PROBLEM DETAILS → Return every line below as is, leaving out the pictures.

GIVEN INFORMATION →

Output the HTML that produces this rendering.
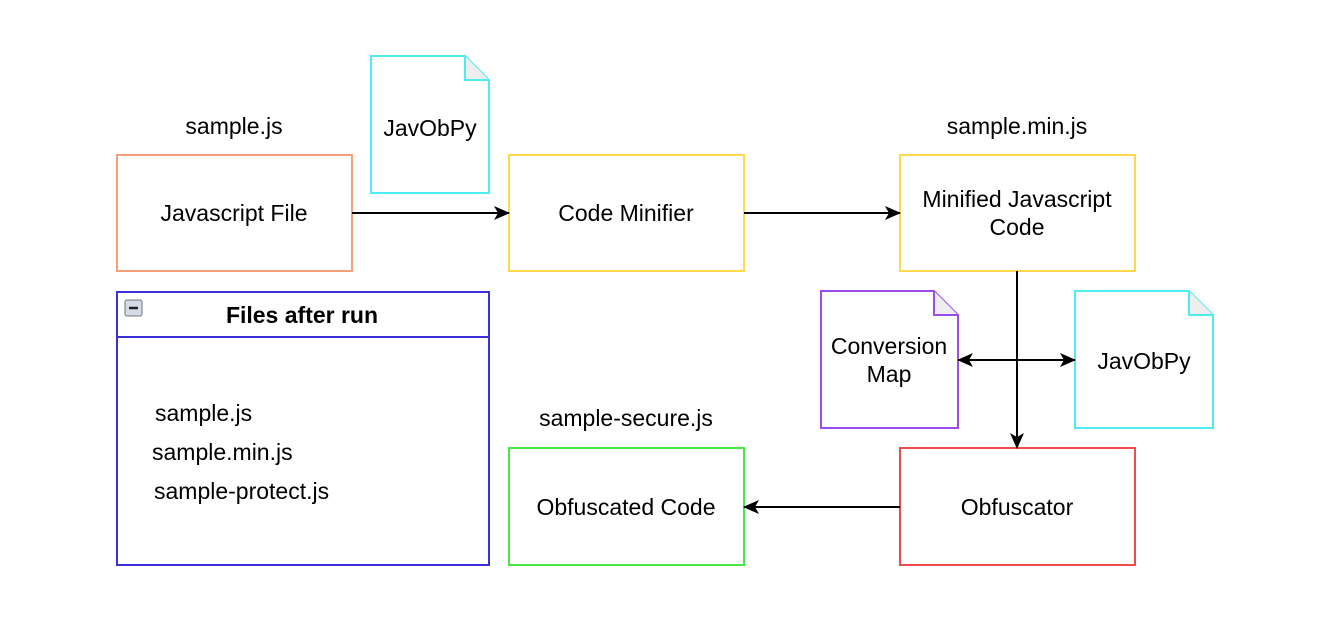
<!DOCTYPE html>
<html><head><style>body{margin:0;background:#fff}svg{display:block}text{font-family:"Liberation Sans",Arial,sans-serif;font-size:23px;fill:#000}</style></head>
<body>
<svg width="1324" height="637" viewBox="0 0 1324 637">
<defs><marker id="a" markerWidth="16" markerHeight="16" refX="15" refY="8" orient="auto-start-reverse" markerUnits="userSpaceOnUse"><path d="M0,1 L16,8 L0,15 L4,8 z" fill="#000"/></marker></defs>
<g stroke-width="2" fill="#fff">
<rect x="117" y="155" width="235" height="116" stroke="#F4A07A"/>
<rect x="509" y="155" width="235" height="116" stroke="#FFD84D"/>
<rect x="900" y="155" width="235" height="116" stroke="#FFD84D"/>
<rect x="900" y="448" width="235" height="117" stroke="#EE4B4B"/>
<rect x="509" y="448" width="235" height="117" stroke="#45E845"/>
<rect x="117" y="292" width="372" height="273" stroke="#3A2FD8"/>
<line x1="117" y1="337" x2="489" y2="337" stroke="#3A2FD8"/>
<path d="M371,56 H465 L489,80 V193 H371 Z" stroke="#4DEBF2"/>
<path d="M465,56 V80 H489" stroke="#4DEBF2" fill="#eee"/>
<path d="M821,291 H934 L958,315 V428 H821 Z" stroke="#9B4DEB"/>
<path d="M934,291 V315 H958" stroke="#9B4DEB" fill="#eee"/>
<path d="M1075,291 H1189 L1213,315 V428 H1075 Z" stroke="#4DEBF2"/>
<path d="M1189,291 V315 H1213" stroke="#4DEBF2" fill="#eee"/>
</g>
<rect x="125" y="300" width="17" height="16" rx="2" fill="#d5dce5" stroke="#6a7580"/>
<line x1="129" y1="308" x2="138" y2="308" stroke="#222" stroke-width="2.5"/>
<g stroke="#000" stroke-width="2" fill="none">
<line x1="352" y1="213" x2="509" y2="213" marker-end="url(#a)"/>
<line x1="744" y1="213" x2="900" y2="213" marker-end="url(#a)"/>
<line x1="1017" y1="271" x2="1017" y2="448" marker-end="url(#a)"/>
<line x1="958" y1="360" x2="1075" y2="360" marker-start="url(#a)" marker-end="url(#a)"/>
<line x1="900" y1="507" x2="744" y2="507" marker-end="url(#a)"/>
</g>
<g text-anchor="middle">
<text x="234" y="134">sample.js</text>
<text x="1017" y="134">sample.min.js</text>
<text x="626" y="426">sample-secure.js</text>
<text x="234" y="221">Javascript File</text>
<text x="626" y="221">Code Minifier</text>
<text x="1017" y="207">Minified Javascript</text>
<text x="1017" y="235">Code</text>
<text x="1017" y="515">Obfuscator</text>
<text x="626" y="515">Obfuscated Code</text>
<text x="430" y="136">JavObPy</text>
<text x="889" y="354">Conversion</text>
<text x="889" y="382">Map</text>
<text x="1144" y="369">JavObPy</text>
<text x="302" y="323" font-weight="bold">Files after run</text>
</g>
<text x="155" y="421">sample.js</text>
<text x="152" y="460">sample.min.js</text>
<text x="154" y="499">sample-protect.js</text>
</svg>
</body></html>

FULL RESPONSE →
Output the HTML that produces this rendering.
<!DOCTYPE html>
<html><head><style>body{margin:0;background:#fff}svg{display:block}text{font-family:"Liberation Sans",Arial,sans-serif;font-size:23px;fill:#000}</style></head>
<body>
<svg width="1324" height="637" viewBox="0 0 1324 637">
<defs><marker id="a" markerWidth="16" markerHeight="16" refX="15" refY="8" orient="auto-start-reverse" markerUnits="userSpaceOnUse"><path d="M0,1 L16,8 L0,15 L4,8 z" fill="#000"/></marker></defs>
<g stroke-width="2" fill="#fff">
<rect x="117" y="155" width="235" height="116" stroke="#F4A07A"/>
<rect x="509" y="155" width="235" height="116" stroke="#FFD84D"/>
<rect x="900" y="155" width="235" height="116" stroke="#FFD84D"/>
<rect x="900" y="448" width="235" height="117" stroke="#EE4B4B"/>
<rect x="509" y="448" width="235" height="117" stroke="#45E845"/>
<rect x="117" y="292" width="372" height="273" stroke="#3A2FD8"/>
<line x1="117" y1="337" x2="489" y2="337" stroke="#3A2FD8"/>
<path d="M371,56 H465 L489,80 V193 H371 Z" stroke="#4DEBF2"/>
<path d="M465,56 V80 H489" stroke="#4DEBF2" fill="#eee"/>
<path d="M821,291 H934 L958,315 V428 H821 Z" stroke="#9B4DEB"/>
<path d="M934,291 V315 H958" stroke="#9B4DEB" fill="#eee"/>
<path d="M1075,291 H1189 L1213,315 V428 H1075 Z" stroke="#4DEBF2"/>
<path d="M1189,291 V315 H1213" stroke="#4DEBF2" fill="#eee"/>
</g>
<rect x="125" y="300" width="17" height="16" rx="2" fill="#d5dce5" stroke="#6a7580"/>
<line x1="129" y1="308" x2="138" y2="308" stroke="#222" stroke-width="2.5"/>
<g stroke="#000" stroke-width="2" fill="none">
<line x1="352" y1="213" x2="509" y2="213" marker-end="url(#a)"/>
<line x1="744" y1="213" x2="900" y2="213" marker-end="url(#a)"/>
<line x1="1017" y1="271" x2="1017" y2="448" marker-end="url(#a)"/>
<line x1="958" y1="360" x2="1075" y2="360" marker-start="url(#a)" marker-end="url(#a)"/>
<line x1="900" y1="507" x2="744" y2="507" marker-end="url(#a)"/>
</g>
<g text-anchor="middle">
<text x="234" y="134">sample.js</text>
<text x="1017" y="134">sample.min.js</text>
<text x="626" y="426">sample-secure.js</text>
<text x="234" y="221">Javascript File</text>
<text x="626" y="221">Code Minifier</text>
<text x="1017" y="207">Minified Javascript</text>
<text x="1017" y="235">Code</text>
<text x="1017" y="515">Obfuscator</text>
<text x="626" y="515">Obfuscated Code</text>
<text x="430" y="136">JavObPy</text>
<text x="889" y="354">Conversion</text>
<text x="889" y="382">Map</text>
<text x="1144" y="369">JavObPy</text>
<text x="302" y="323" font-weight="bold">Files after run</text>
</g>
<text x="155" y="421">sample.js</text>
<text x="152" y="460">sample.min.js</text>
<text x="154" y="499">sample-protect.js</text>
</svg>
</body></html>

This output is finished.